THOUGHTS & CONCLUSIONS
The Lachesis Mouse performed extremely well in gaming, allowing us the quick response time needed to gun down the enemy. It also allowed us a slower, more precise movement that’s needed for more precise shots (with out having the target bouncing all over the place) with just a quick click of a button. The quick change from profile to profile was well thought out for this mouse. It allowed us, the user, to go from one game profile to another game profile quickly, or go from game profile to another profile for our favorite Windows programs without ever having to go through the mouse configuration to switch out each profile. Also, it gave us the ability to macro keyboard settings for each specific game or program and save key bindings to each profile as well. This mouse also includes on-board 32k memory. This allows us to retain the last profile loaded into the mouse (when moving the mouse from one computer to another) without having to install the software and having to reprogram the mouse again on a different computer.
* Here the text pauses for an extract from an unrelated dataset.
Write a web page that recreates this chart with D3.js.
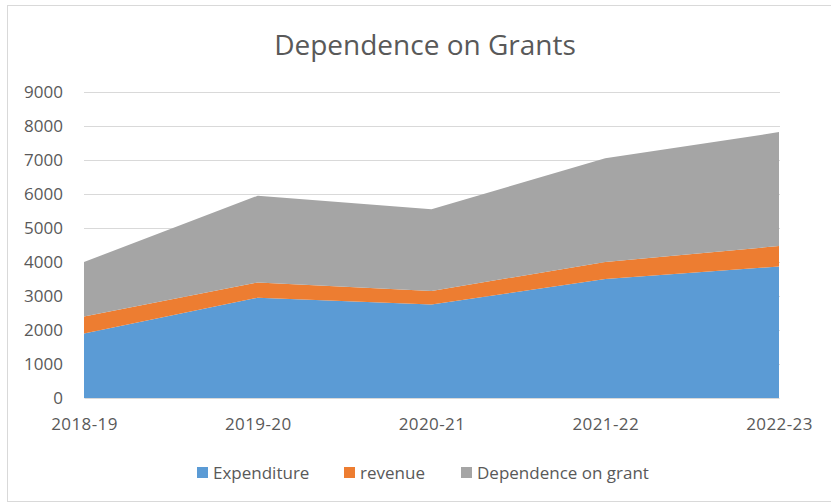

This mouse can do a variety of tasks. It’s not just only for gaming. It is very flexible and has a multitude of adjustments that can be made to better suit your personal needs.
The only things I found to be problematic were the odd shape and the slightly larger size of this mouse. This will make it difficult to get used to this mouse at first. The multitude of adjustments can be overwhelming as you find your self constantly going from game/program and to the mouse’s configuration to adjust this mouse for this or that particular application. I did a quick price check on Google and Pricegrabber to see what the price range is for this mouse and I found that this mouse runs anywhere from 60-90 U.S. dollars. You may also want to consider purchasing a large mouse pad to go along with this mouse if your current mouse pad is of a smaller design.
+ Being able to switch from profile to profile and make DPI adjustments on-the-fly without reloading the mouse’s configuration every time
+ 32k On-Board Memory on the mouse simplifies the switching from one computer to another without reinstalling and reconfiguring the mouse each time
+ Extremely smooth non-jarring movements
+ 9 fully customizable buttons
+ X and Y separate adjustments
- Odd shape and its slightly larger size may be problematic with smaller hands
- Pricing may deter some
- The multitude of adjustments that can be made might overwhelm people and having to go from application to configuration constantly may get tiresome.